The Glass Menagerie is a play by Tennessee Williams which involves five characters, Amanda, Tom, Laura, Jim and the father. Amanda is a southern belle, who longs for the past and Laura's future. Tom is a dreamer, who works at the wherehouse and longs for a better life. Laura is an isolated introvert, who plays with her glass animals to escape reality. Jim is the gentleman caller, who introduces Laura to the real world and makes her feel normal. The father is Amanda's husband who ran away and represents unrealized hope. It is a memory play, told by Tom in retrospect.

The Wingfield apartment faces an alley in a lower middle-class St. Louis tenement. There is a fire escape with a landing that serves as a porch. "The scene is memory," indicate the stage directions, and as such the interior is "rather dim and poetic." There is a screen-like surface on which words or images periodically appear. Tom steps on stage dressed as a merchant sailor and speaks directly to the audience. The wall of the apartment is opaque behind him; it becomes translucent as his monologue concludes, revealing the dining room.

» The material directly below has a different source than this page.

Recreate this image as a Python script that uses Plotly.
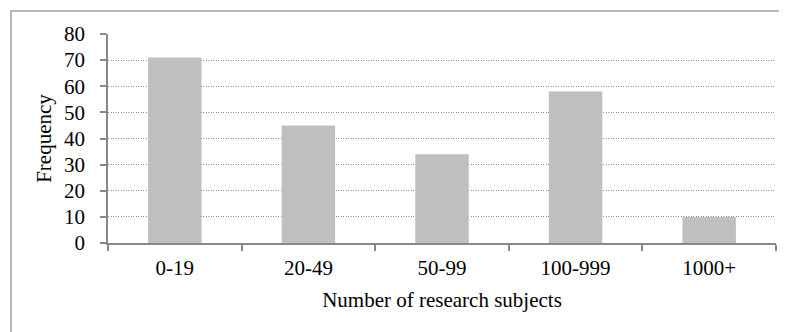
import plotly.graph_objects as go

categories = ["0-19", "20-49", "50-99", "100-999", "1000+"]
frequency = [71, 45, 34, 58, 10]
y_ticks = [0, 10, 20, 30, 40, 50, 60, 70, 80]

# page body has an 8px margin; positions below are in figure coordinates
OFF = 8
W, H = 787, 332
L, T = 108 - OFF, 34 - OFF
R = W - (776 - OFF)
B = H - (243 - OFF)
pw, ph = W - L - R, H - T - B

fig = go.Figure(go.Bar(
    x=categories, y=frequency,
    marker=dict(color="#bfbfbf", line=dict(width=0)),
    width=0.4,
))

font = "Liberation Serif, Times New Roman, serif"
fig.update_layout(
    width=W, height=H,
    margin=dict(l=L, r=R, t=T, b=B, autoexpand=False),
    paper_bgcolor="white", plot_bgcolor="white",
    font=dict(family=font, size=21, color="black"),
    showlegend=False,
)
fig.update_xaxes(
    type="category",
    showline=True, linecolor="#888888", linewidth=1.5,
    ticks="outside", tickson="boundaries", ticklen=6, tickcolor="#888888", tickwidth=1.5,
    showgrid=False,
    tickfont=dict(size=21), ticklabelstandoff=5,
    title=dict(text="Number of research subjects", font=dict(size=21), standoff=13),
)
fig.update_yaxes(
    range=[0, 80], tickvals=y_ticks,
    showline=True, linecolor="#888888", linewidth=1.5,
    ticks="outside", ticklen=6, tickcolor="#888888", tickwidth=1.5,
    showgrid=True, gridcolor="#8c8c8c", gridwidth=1, griddash="1px,1.5px",
    zeroline=False,
    tickfont=dict(size=21), ticklabelstandoff=11,
    title=dict(text="Frequency", font=dict(size=21), standoff=7),
)
# outer chart border
fig.add_shape(type="rect", xref="paper", yref="paper",
              x0=(11 - OFF - L) / pw, x1=(W + 20 - L) / pw,
              y0=-(H + 20 - T - ph) / ph, y1=1 + (T - (11 - OFF)) / ph,
              line=dict(color="#a0a0a0", width=1.5), fillcolor="rgba(0,0,0,0)", layer="below")

fig.write_html("out.html")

Tom's narration is, (again, according to the stage directions themselves), "an undisguised convention of the play...he takes whatever license with dramatic convention is convenient to his purposes." Tom tells us he is the opposite of a magician because he shows us truth disguised as illusion. He sets the scene for the social background for the play, describes his role in it, and introduces the other characters by name. One character in particular, the gentleman caller, Tom singles out as a symbol of unrealized hope. The fifth and final character, the father, does not appear in the play: he skipped town long ago and hasn't been heard from except for a terse postcard farewell from Mexico.

Amanda calls Tom to the dinner table and Tom takes his place. Amanda nags him about the way he chews his food. Laura rises to fetch something, but Amanda insists that she sit down and keep herself fresh for gentlemen callers. Laura says she isn't expecting any gentlemen callers. Amanda sets into what must be an excruciatingly familiar account of the time she entertained seventeen gentlemen callers one Sunday afternoon in Blue Mountain. Tom obliges his sister and asks his mother the scripted questions that necessarily punctuate this account. Amanda is apparently oblivious to his tone. She catalogues the men and their subsequent fates, how much money they left their widows, how they died carrying her picture.

Laura offers to clear the table but Amanda tells her to go study her typewriter chart or practice her shorthand. She must stay fresh and pretty, Amanda says gaily, for the callers who will no doubt be arriving soon. Tom groans. Laura opines that none will come. She's simply not as popular as her mother once was. Tom groans again at this humiliating exchange. Laura tells Tom that their mother is afraid that she (Laura) will end up an old maid. The lights dim as the "Glass Menagerie" theme music plays.

An image of blue roses appears on the screen as the scene begins. Laura is polishing her collection of glass as Amanda mounts the steps outside. Amanda's face shows the evidence that something has happened. When Laura hears Amanda, she hides her ornaments and plants herself in front of a diagram of a keyboard.

Amanda goes through a melodramatic routine of tearing up the keyboard diagram and speaking vaguely about deception before Laura can extract what exactly has happened. Amanda did not go to her Daughters of the American Revolution meeting because she stopped by Rubicam Business College to speak to Laura's teachers. The teachers there informed her that Laura had not come to class since the first day, when she had some sort of nervous breakdown and became physically ill. What, Amanda wants to know, has Laura been doing from half past five till after seven every day this winter. Walking, says Laura; going to the zoo, to the tropical plant house, occasionally to the movies. Amanda wants to know why Laura has done all this to deceive her. Laura replies that she can't endure the suffering look Amanda wears when she is disappointed.

Amanda wonders in a hopeless tone what will become of them if Laura refuses a "business career"; will they play with the glass menagerie and listen to Father's old records all day? Will they become begrudged spinsters dependent on some in-law? The alternative is marriage. Laura becomes uncomfortable. Didn't Laura ever like a boy? Amanda wants to know. Once, in high school, a boy named Jim, says Laura. He used to call her Blue Roses after she recovered from an attack of pleurosis. Six years ago he was engaged; he's probably married now.

Nevertheless, this topic revitalizes Amanda. She declares that Laura will end up married to "some nice man." Laura reminds her mother, apologetically, that she is crippled. Amanda won't hear of it, and insists that her daughter never use that word. She might have a slight disadvantage, but she must cultivate charm instead. That's one thing her father had in spades.